Advantages of Irrigation
With irrigation you can grow vegetables in the dry season. Low cost drip irrigation saves water, lets you grow more tomatoes and double your profits.
Drip irrigation applies water drop by drop. The slow drip keeps the soil loose so water and air can reach the roots. Drip irrigation is not as stressful for the plants as flood irrigation, where the soil gets very wet all at once and then dries out. With drip irrigation the water reaches slowly and steadily deep into the soil. The drops do not touch the tomato flowers and do not knock them off.
Drip irrigation helps avoid diseases. And if you do spray a product against pests, drip irrigation does not wash it off.
How to make drip irrigation
1. Make a hole in the bottom of a plastic bucket and fill it with water, using a screen to keep it clean. Make a support that will not fall down in a strong wind. The higher the bucket is, the faster the water will drip. A 200 litter bucket on a 90 centimetre stand can water 200 tomato plants.
2. Use two plastic pipes 15 meters long, placed 60 centimetres apart. Make small holes in the pipes every 30 centimetres, which is the distance between tomato plants. Lay the pipes on the ground with the holes face up, to keep out the dirt.
3. Transplant the seedlings 30 centimetres apart, with one plant on each side of the pipe.
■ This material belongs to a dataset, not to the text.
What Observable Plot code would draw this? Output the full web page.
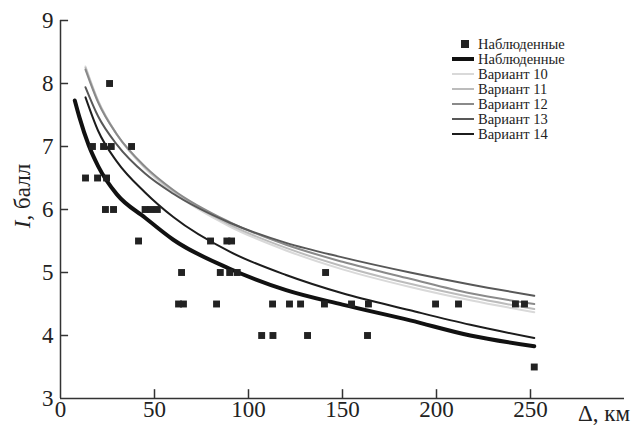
<!DOCTYPE html>
<html>
<head>
<meta charset="utf-8">
<script src="https://cdn.jsdelivr.net/npm/d3@7"></script>
<script src="https://cdn.jsdelivr.net/npm/@observablehq/plot@0.6"></script>
<style>
  body { margin: 0; background: #fff; }
  #chart { width: 641px; height: 426px; }
  #chart svg text { font-family: "Liberation Serif", "Times New Roman", Times, serif; }
</style>
</head>
<body>
<div id="chart"></div>
<script>
// Observed macroseismic intensities: epicentral distance (km) and intensity (points)
const obsDist = [26.1, 17.0, 22.9, 27.0, 37.8, 13.3, 19.7, 24.5,
  23.9, 28.2, 45.0, 48.0, 51.5, 41.5, 79.8, 88.5, 91.0,
  64.4, 85.0, 90.0, 94.0, 141.0,
  62.8, 65.4, 83.0, 112.8, 121.8, 127.7, 140.4, 154.8, 163.8, 199.5, 211.7, 242.0, 246.8,
  107.0, 113.0, 131.4, 163.3, 252.0];
const obsInt = [8, 7, 7, 7, 7, 6.5, 6.5, 6.5,
  6, 6, 6, 6, 6, 5.5, 5.5, 5.5, 5.5,
  5, 5, 5, 5, 5,
  4.5, 4.5, 4.5, 4.5, 4.5, 4.5, 4.5, 4.5, 4.5, 4.5, 4.5, 4.5, 4.5,
  4, 4, 4, 4, 3.5];

// Attenuation curve fitted to the observations
const fitDist = [7.6, 10, 15, 20, 30, 45, 60, 90, 120, 150, 186, 218, 252];
const fitInt = [7.73, 7.47, 7.02, 6.69, 6.24, 5.87, 5.52, 5.06, 4.72, 4.49, 4.24, 4.00, 3.83];

// Model variants 10–14, sampled on a common distance grid
const variantDist = [13.3, 20, 30, 45, 60, 90, 120, 150, 186, 218, 252];
const variant10 = [8.27, 7.73, 7.19, 6.65, 6.27, 5.73, 5.35, 5.05, 4.77, 4.56, 4.37];
const variant11 = [8.25, 7.72, 7.19, 6.67, 6.29, 5.76, 5.39, 5.10, 4.82, 4.61, 4.42];
const variant12 = [8.22, 7.70, 7.19, 6.68, 6.31, 5.80, 5.44, 5.17, 4.90, 4.67, 4.50];
const variant13 = [7.94, 7.48, 7.03, 6.57, 6.25, 5.79, 5.47, 5.24, 5.00, 4.81, 4.63];
const variant14 = [7.78, 7.25, 6.76, 6.27, 5.88, 5.33, 4.96, 4.67, 4.40, 4.17, 3.96];

const variantNames = ["Вариант 10", "Вариант 11", "Вариант 12", "Вариант 13", "Вариант 14"];
const variantColors = ["#d9d9d9", "#bcbcbc", "#8a8a8a", "#585858", "#1c1c1c"];
const variantValues = [variant10, variant11, variant12, variant13, variant14];

const xTicks = [0, 50, 100, 150, 200, 250];
const yTicks = [3, 4, 5, 6, 7, 8, 9];

const observed = obsDist.map((d, i) => ({d, I: obsInt[i]}));
const fitted = fitDist.map((d, i) => ({d, I: fitInt[i]}));
const variants = variantValues.flatMap((vals, k) =>
  variantDist.map((d, i) => ({d, I: vals[i], name: variantNames[k]})));

const serif = "Liberation Serif, Times New Roman, serif";
const axisColor = "#333";

const plot = Plot.plot({
  width: 641,
  height: 426,
  marginLeft: 60,
  marginRight: 17,
  marginTop: 20,
  marginBottom: 28,
  style: {fontFamily: serif, fontSize: "22px", color: "#222", background: "#fff"},
  x: {domain: [0, 300]},
  y: {domain: [3, 9]},
  color: {domain: variantNames, range: variantColors},
  marks: [
    // frame axes
    Plot.ruleX([0], {y1: 3, y2: 9, stroke: axisColor, strokeWidth: 1.5}),
    Plot.ruleY([3], {x1: 0, x2: 300, stroke: axisColor, strokeWidth: 1.5}),
    // inward tick marks
    Plot.ruleY(yTicks.filter(t => t > 3), {x1: 0, x2: 4.3, stroke: axisColor, strokeWidth: 1.5}),
    Plot.ruleX(xTicks.filter(t => t > 0), {y1: 3, y2: 3.14, stroke: axisColor, strokeWidth: 1.5}),
    Plot.axisX(xTicks, {tickSize: 0, tickPadding: 2, label: null, fontSize: 23, tickFormat: d => String(d)}),
    Plot.axisY(yTicks, {tickSize: 0, tickPadding: 7, label: null, fontSize: 23, tickFormat: d => String(d)}),
    // model variants
    Plot.line(variants, {x: "d", y: "I", z: "name", stroke: "name", strokeWidth: 2, curve: "monotone-x"}),
    // fitted curve
    Plot.line(fitted, {x: "d", y: "I", stroke: "#111", strokeWidth: 4, curve: "monotone-x"}),
    // observations
    Plot.dot(observed, {x: "d", y: "I", symbol: "square", r: 3.9, fill: "#222", stroke: null})
  ]
});

const svg = d3.select(plot);

// axis titles
const yTitle = svg.append("text")
  .attr("transform", "translate(30,196) rotate(-90)")
  .attr("text-anchor", "middle")
  .attr("font-size", 23)
  .attr("fill", "#222");
yTitle.append("tspan").attr("font-style", "italic").text("I");
yTitle.append("tspan").text(", балл");

svg.append("text")
  .attr("x", 578).attr("y", 421)
  .attr("text-anchor", "start")
  .attr("font-size", 23)
  .attr("fill", "#222")
  .text("Δ, км");

// legend
const legendItems = [
  {label: "Наблюденные", type: "square", color: "#222"},
  {label: "Наблюденные", type: "line", color: "#111", width: 4},
  ...variantNames.map((n, i) => ({label: n, type: "line", color: variantColors[i], width: 2}))
];
const legend = svg.append("g").attr("font-size", 14.5).attr("fill", "#222").attr("text-anchor", "start");
legendItems.forEach((item, i) => {
  const y = 44 + i * 15;
  if (item.type === "square") {
    legend.append("rect").attr("x", 461).attr("y", y - 4).attr("width", 8).attr("height", 8).attr("fill", item.color);
  } else {
    legend.append("line").attr("x1", 452).attr("x2", 474).attr("y1", y).attr("y2", y)
      .attr("stroke", item.color).attr("stroke-width", item.width);
  }
  legend.append("text").attr("x", 478).attr("y", y).attr("dy", "0.35em").text(item.label);
});

document.getElementById("chart").append(plot);
</script>
</body>
</html>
Mulch keeps the seedlings cool and moist.
4. Two weeks after transplanting, place one urea super granule and a pinch of NPK fertilizer about one finger deep under each drip.
5. Refill the bucket once every other day or more depending on the soil type and the needs of the plant. Once the plants start flowering, they need more water. Reduce the water when the fruits are fully gown, to speed up ripening.
6. Clean the bucket every week because dirt will block the pipes. Suck the dirt out of the pipes until the water runs clear. Slightly tapping a blocked hole can help to unblock it.